NBC is bringing back its 2006 superhero series 'Heroes' as a miniseries next year. Forget how much you hated seasons 2-4; this is actually a good idea.

NBC Heroes
In case you missed it, NBC announced this weekend that it's digging up the corpse of Heroes for what "an event miniseries" called Heroes: Reborn. The 13 television episodes will air next year, along with a complementary digital series that will introduce the new characters and storylines.

In a statement released late on Friday, NBC Entertainment president Jennifer Salke said that "shows with that kind of resonance don't come around often, and we thought it was time for another installment." Tim Kring, who created the show in 2006, is going to be in charge of the revival, which will center around new characters—although Salke admitted "we won't rule out the possibility of some of the show's original cast members popping back in."

For some, this news was a sign of creative bankruptcy equivalent hiring Jay Leno to take over The Tonight Show for a third go-round. "By the time season four ended, audiences had grown tired of Tim Kring’s 'LOST with super-powers,'" wrote Forbes' Merrill Barr, while Twitter collectively launched the hashtag #NBCReboots to find some more potential revivals for the peacock network (Amongst the suggestions: "Just Shoot Me Again" and "The B Team").

What's been forgotten is how exciting Heroes was in that first year, and how ahead of its time the series was—especially if you consider the rash of superhero concepts currently being developed for the small screen in the wake of Marvel Studios' dominance at the box office. Reviving Heroes make a lot of sense for NBC beyond any nostalgia element, if only because it's a superhero franchise that mainstream audiences are familiar with that NBC already owns outright. Why not try to bring it back right now?

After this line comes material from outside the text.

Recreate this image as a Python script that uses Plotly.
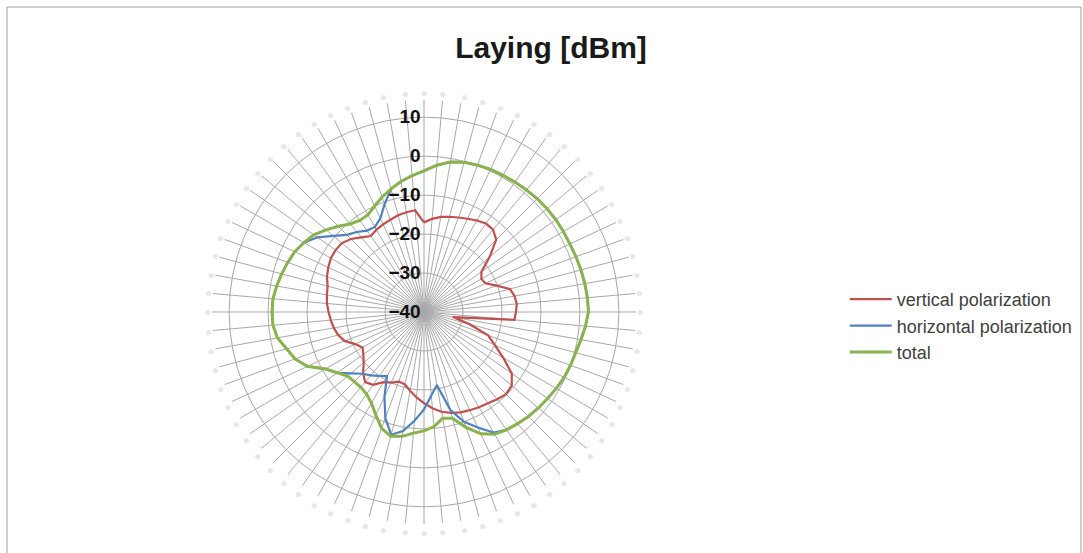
import plotly.graph_objects as go

# categories: angle in degrees (clockwise from top)
angles = list(range(0, 360, 5))

vertical = [-17.0, -16.0, -15.2, -14.7, -14.2, -13.6, -12.9, -12.3, -12.4, -13.8,
            -18.0, -22.0, -23.0, -22.6, -20.2, -17.2, -16.4, -16.1, -16.4, -16.7,
            -32.5, -28.0, -22.5, -20.0, -16.5, -12.5, -10.6, -10.2, -10.8, -11.4,
            -11.8, -12.2, -12.6, -13.2, -14.0, -15.2, -16.6, -18.0, -19.5, -20.8,
            -21.0, -20.0, -19.2, -17.2, -16.5, -17.9, -19.8, -21.0, -21.8, -20.5,
            -18.3, -17.2, -16.5, -16.0, -15.5, -15.0, -14.7, -14.4, -13.5, -12.9,
            -12.4, -12.3, -12.5, -13.5, -15.0, -16.2, -15.6, -15.2, -14.8, -14.3,
            -14.0, -13.8]

horizontal = [-3.8, -2.2, -0.9, -0.2, 0.1, 0.4, 0.5, 0.7, 0.9, 1.1,
              1.2, 1.3, 1.3, 1.3, 1.5, 1.7, 1.9, 2.1, 2.2, 1.6,
              0.9, 0.3, 0.0, -0.3, -0.8, -1.3, -1.7, -2.1, -2.6, -3.1,
              -4.3, -7.3, -10.0, -14.0, -21.0, -18.5, -15.0, -12.0, -9.0, -7.4,
              -11.0, -16.0, -21.0, -20.0, -18.8, -17.6, -15.5, -12.8, -10.8, -7.0,
              -4.8, -3.5, -1.8, -1.1, -1.0, -1.1, -1.6, -2.2, -2.8, -3.4,
              -4.4, -6.6, -9.6, -12.0, -13.2, -14.5, -14.8, -13.5, -10.5, -7.3,
              -6.0, -4.9]

total = [-3.8, -2.2, -0.9, -0.2, 0.1, 0.4, 0.5, 0.7, 0.9, 1.1,
         1.2, 1.3, 1.3, 1.3, 1.5, 1.7, 1.9, 2.1, 2.2, 1.6,
         0.9, 0.3, 0.0, -0.3, -0.8, -1.3, -1.7, -2.1, -2.6, -3.1,
         -3.8, -5.5, -8.5, -11.8, -12.3, -10.5, -9.5, -8.8, -7.6, -7.0,
         -8.2, -10.8, -13.0, -14.3, -14.8, -14.7, -14.4, -12.8, -10.8, -7.0,
         -4.8, -3.5, -1.8, -1.1, -1.0, -1.1, -1.6, -2.2, -2.8, -3.4,
         -4.4, -5.5, -7.2, -8.9, -10.5, -11.3, -11.2, -10.0, -8.6, -7.3,
         -6.0, -4.9]

radial_ticks = [-40, -30, -20, -10, 0, 10]

series = [
    ("vertical polarization", vertical, "#C0504D", 2.2),
    ("horizontal polarization", horizontal, "#4F81BD", 2.2),
    ("total", total, "#8AB24E", 3),
]

W, H = 1083, 553
cx, cy, R = 424, 312, 212

fig = go.Figure()
for name, vals, color, w in series:
    fig.add_trace(go.Scatterpolar(
        r=vals + vals[:1],
        theta=angles + angles[:1],
        mode="lines",
        name=name,
        line=dict(color=color, width=w),
    ))

fig.update_layout(
    width=W, height=H,
    margin=dict(l=0, r=0, t=0, b=0),
    paper_bgcolor="white",
    plot_bgcolor="white",
    title=dict(text="<b>Laying [dBm]</b>", x=551 / W, xanchor="center",
               y=1 - 47 / H, yanchor="middle",
               font=dict(family="Liberation Sans, Arial", size=30, color="#1a1a1a")),
    polar=dict(
        domain=dict(x=[(cx - R) / W, (cx + R) / W], y=[1 - (cy + R) / H, 1 - (cy - R) / H]),
        bgcolor="white",
        radialaxis=dict(
            range=[-40, 14.4],
            tickvals=radial_ticks,
            showline=False,
            showgrid=True,
            gridcolor="#a8a8a8",
            gridwidth=1,
            angle=90,
            tickangle=90,
            side="counterclockwise",
            ticks="",
            tickfont=dict(family="Liberation Sans, Arial", size=19, color="#111111", weight="bold"),
        ),
        angularaxis=dict(
            tickmode="array",
            tickvals=angles,
            ticktext=["\u25cf"] * len(angles),
            tickfont=dict(size=12, color="#e8e8e8"),
            direction="clockwise",
            rotation=90,
            showline=False,
            gridcolor="#a8a8a8",
            gridwidth=0.8,
            ticks="",
        ),
    ),
    legend=dict(
        x=0.780, y=1 - 281 / H, xanchor="left", yanchor="top",
        font=dict(family="Liberation Sans, Arial", size=18, color="#404040"),
        bgcolor="rgba(0,0,0,0)",
        tracegroupgap=0,
        itemwidth=42,
    ),
    shapes=[dict(type="rect", xref="paper", yref="paper",
                 x0=7 / W, x1=1081 / W, y0=-0.05, y1=1 - 7 / H,
                 line=dict(color="#a0a0a0", width=1))],
)

fig.write_html("out.html", config={"displayModeBar": False},
               post_script="document.body.style.margin='0';")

Admittedly, there's the fact that almost everything past that first season sucked. Heroes' evolution from "fast-paced pulpy fun with a clear resolution" in the first year to "I have no idea where this is going, and I don't think the writers do, either" almost immediately afterwards is almost legendary, and was borne of a couple of problems: the show's pace meant that it had exhausted itself of plausible reversals and reveals by the end of its first season, and the series had nowhere to go after saving the world the previous year. (Kring famously apologized to fans while the second season was still running, promising to fix the show in future, but those two core problems remained until the show was finally put out of its misery two years later.)

The good news is that the revival can easily sidestep those problems -- with all-new characters, Heroes loses almost all of its baggage, and gets stripped down to its core concept: Everyday people suddenly have superpowers and have to get used to using them. Where it goes from there is wide open -- and with only 13 episodes (and an additional digital series of currently unknown length), it can match the breakneck, melodramatic pace of that first season without burning through material so quickly that nothing's left by the end.

Done right, Heroes: Reborn could be everything that viewers loved about that first year of the original series, stripped of problems like Milo Ventimiglia's smirk. It could be something that redeems the series after its downward spiral, and gives NBC a third drama that's worth watching (along with The Blacklist and Parenthood).

All we ask is that no one try to revive the "Save the Cheerleader, Save the World" catchphrase. Don't worry, NBC—whether the show is good or bad, there'll plenty of hashtags to go around.